Ruwe's "Satirical Birds and Natural Bugs: J. Harris' Chapbooks and the Aesthetic of Children's Literature" examines three works from a series of illustrated children's chapbooks printed by London publisher John Harris between 1807 and 1809. The connection between children's literature and satire should not, argues Ruwe, surprise; "the double nature of satire, in which signals are to be interpreted by one reader as a criticism of another, can be effectively cross-written for the adult and child audience" (125). What is surprising—or, rather, what Ruwe shows to be unsettlingly unsurprising—is the relative canonicity of Roscoe's The Butterfly's Ball over its far more popular parody, Catherine Ann Dorset's The Peacock "At Home": A Sequel to the Butterfly's Ball. Roscoe's poem wins out over Dorset's because it is more "Romantic" in its aesthetic sensibility; the fantastical nature to which Roscoe's small hero escapes preserves the image of the child's natural innocence and the power of imagination. In contrast, The Peacock at Home fails to represent childhood as an "enclosed, special time"—offering instead a satire that is topical, local, and contextualized, society only thinly disguised as "nature." Ruwe concludes with a discussion of Jane Taylor and the overwhelming popularity of "The Star" ("Twinkle Twinkle Little Star") over the comic-satiric Signor Topsy Turvey's Wonderful Magic Lantern. As with Roscoe's chapbooks, an "implicitly gendered, anti-satiric, Romantic ideology of the child" is what gets a poem canonized.

Curran's own treatment of Jane Taylor picks up, in a sense, where Ruwe's leaves off. "Jane Taylor's Satire on Satire" argues that Taylor's satirization of satire itself undermines "the premise on which satire . . . constructed its edifice" (139)—that, though she can knife-wield with the best of them, in an "exceedingly delicate balancing act," Taylor positions her satires such that they represent (in the sense of speaking for) social ills (148). Taylor's self-stylization as one who has the skill, but not the malevolence, to resort to satire, participates in the double-voicedness to which Ruwe argues satire always tends.

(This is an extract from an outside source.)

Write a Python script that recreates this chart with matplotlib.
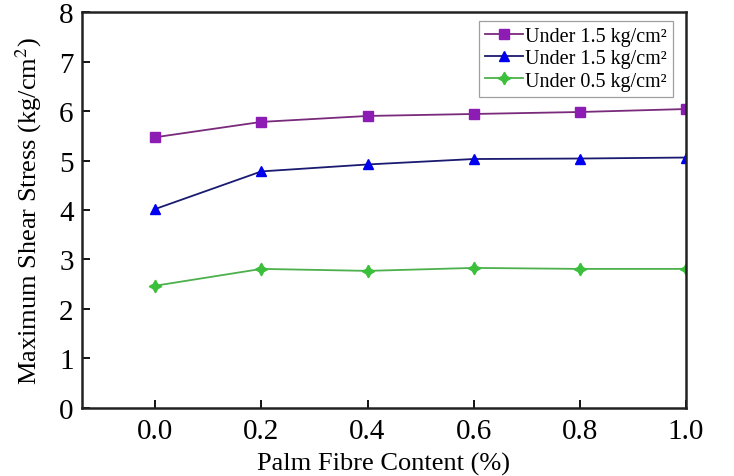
import matplotlib
matplotlib.use("Agg")
import matplotlib.pyplot as plt

fibre = [0.0, 0.2, 0.4, 0.6, 0.8, 1.0]
s_top = [5.47, 5.78, 5.90, 5.94, 5.98, 6.04]
s_mid = [4.02, 4.78, 4.92, 5.03, 5.04, 5.06]
s_low = [2.47, 2.81, 2.77, 2.83, 2.81, 2.81]
labels = ["Under 1.5 kg/cm²", "Under 1.5 kg/cm²", "Under 0.5 kg/cm²"]
xticks = [0.0, 0.2, 0.4, 0.6, 0.8, 1.0]
yticks = [0, 1, 2, 3, 4, 5, 6, 7, 8]

plt.rcParams['font.family'] = ['Liberation Serif', 'DejaVu Serif']
plt.rcParams['mathtext.fontset'] = 'stix'

fig = plt.figure(figsize=(7.34, 4.77), dpi=100)
ax = fig.add_axes([0.1117, 0.1426, 0.8229, 0.8301])

ax.plot(fibre, s_top, color='#7a2a7a', lw=1.3, marker='s', ms=7,
        mfc='#8c1cb4', mec='#8c1cb4', label=labels[0])
ax.plot(fibre, s_mid, color='#1a1a70', lw=1.3, marker='^', ms=7.5,
        mfc='#0000ee', mec='#0000ee', label=labels[1])
ax.plot(fibre, s_low, color='#4cb04c', lw=1.3, marker=(4, 1, 0), ms=9,
        mfc='#3cc03c', mec='#3cc03c', label=labels[2])

ax.set_xlim(-0.138, 1.0)
ax.set_ylim(0, 8)
ax.set_xticks(xticks)
ax.set_xticklabels([f"{v:.1f}" for v in xticks])
ax.set_yticks(yticks)
ax.tick_params(direction='in', length=6, width=1.3, labelsize=21)
ax.tick_params(axis='x', pad=7)
ax.tick_params(axis='y', pad=6)
for s in ax.spines.values():
    s.set_linewidth(1.8)
    s.set_color('#222222')

ax.set_xlabel("Palm Fibre Content (%)", fontsize=19, labelpad=6)
ax.set_ylabel("Maximum Shear Stress (kg/cm$^2$)", fontsize=19, labelpad=11)

leg = ax.legend(loc='upper right', bbox_to_anchor=(0.978, 0.977), fontsize=14.5,
                frameon=True, fancybox=False, edgecolor='#888888', borderpad=0.3,
                labelspacing=0.15, handlelength=1.9, handletextpad=0.1,
                borderaxespad=0.0)
leg.get_frame().set_linewidth(0.9)

fig.savefig("out.png", dpi=100)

The final cluster of essays, about topical and political satire in the Regency period, begins with essays by Gary Dyer and Kyle Grimes, both of whom are interested in ways that satire can play with its sense of itself as a genre. Dyer's "Intercepted Letters, Men of Information: Moore's Two Penny Post-Bag and Fudge Family in Paris" examines the trope of the "intercepted letter," not just as a convenient trick for satirists, but as a means of critiquing governmental practices of information-gathering. Moore's critique evokes not just the government interception of mail, but also government surveillance of print satire—calling attention, Dyer suggests, to the dangers, and limits, of Moore's own satirical practice. Moore's turning of the (supposed) letters into poetry, furthermore, works as a kind of double-voicing, "composed of an original, earnest text, and a second text that appropriates and comments on it" (164).

The "hacker satire" which Kyle Grimes discusses in "Verbal Jujitsu: William Hone and the Tactics of Satirical Conflict" is "parasitic, derivative, opportunistic, parodic" (174). If Moore can be said to use a kind of double-voicing, William Hone's parodies might be said to produce a double-reading, as the public re-reads the parodic imitation back onto the original. The "hacker satire" exploits weaknesses in the system, relying on "both the tactical ingenuity of the satirist/publisher and the technologies of print and distribution" to respond "quickly and massively to momentary and fleeting opportunities in the public sphere" (173-4). The particular works Grimes examines are rather explicit seizings of cultural authority intended to "expose, disarm, and ridicule their pretension to authority" (182).

John Strachan's essay "'Trimming the Muse of Satire': J. R. D. Huggins and the Poetry of Hair-Cutting" shows the most unlikely of publications—a barber's collection of advertisements—to engage in a similarly dialogical negotiation. Grimes suggests that satire can be " not so much a distinct, quasi-literary genre as a dialogizing counter-movement to the implicit truth-claims of all monological discourses, be they literary, political, philosophical, or theological"(178). Strachan shows that Huggins' Hugginiana as well—in which the satire is as important as the advertising— necessarily critiques and undermines cultural and political claims to authority with its own parodic claims to authority (in, for example, Huggins' references to himself as the "emperor of barbers"—just as Napoleon is issuing his own imperial proclamations).

The final essay in the collection is Marilyn Gaull's "Pantomime as Satire: Mocking a Broken Charm", which examines the Covent Garden pantomime between 1806 and 1830. Spoken drama had been censored since 1737; whether reacting against or struggling within the licencing acts, all theater was "not only a satire of the authorities that enforced the laws but also a satire of the dramatic tradition from which most theaters, actors, and dramatists had been excluded" (209). The pantomime which concluded evenings of melodrama only heightened the satiric impact of spoken theater; "even King Lear," quips Gaull, "looks quite different when . . . [it] concludes with the eighty-fourth performance of Mother Goose, in which the supernatural agent is played by the aging cross-dressing Samuel Simmons, who might be Lear himself in some warped afterlife" (212). As religion and politics were forced off the stage, thought too sacred for representation, the paganism and ritualism of pantomime not only satirized the culture of authority but, argues Gaull, introduced into the culture the "concept of transformation," to "secularize and democratize the once sacred and elite theatrical arts" (222). That the book ends with Gaull's invocation of Coleridge's "Conclusion to Part II" of Christabel ("To mutter and mock a broken charm/ To dally with wrong that does no harm") is fitting; the artists treated here, from Byron to the unnamed heroes of Gaull's pantomime, break the "charm" of dominant discourse in their mockery of it, dallying with wrong in the interest of undoing harm.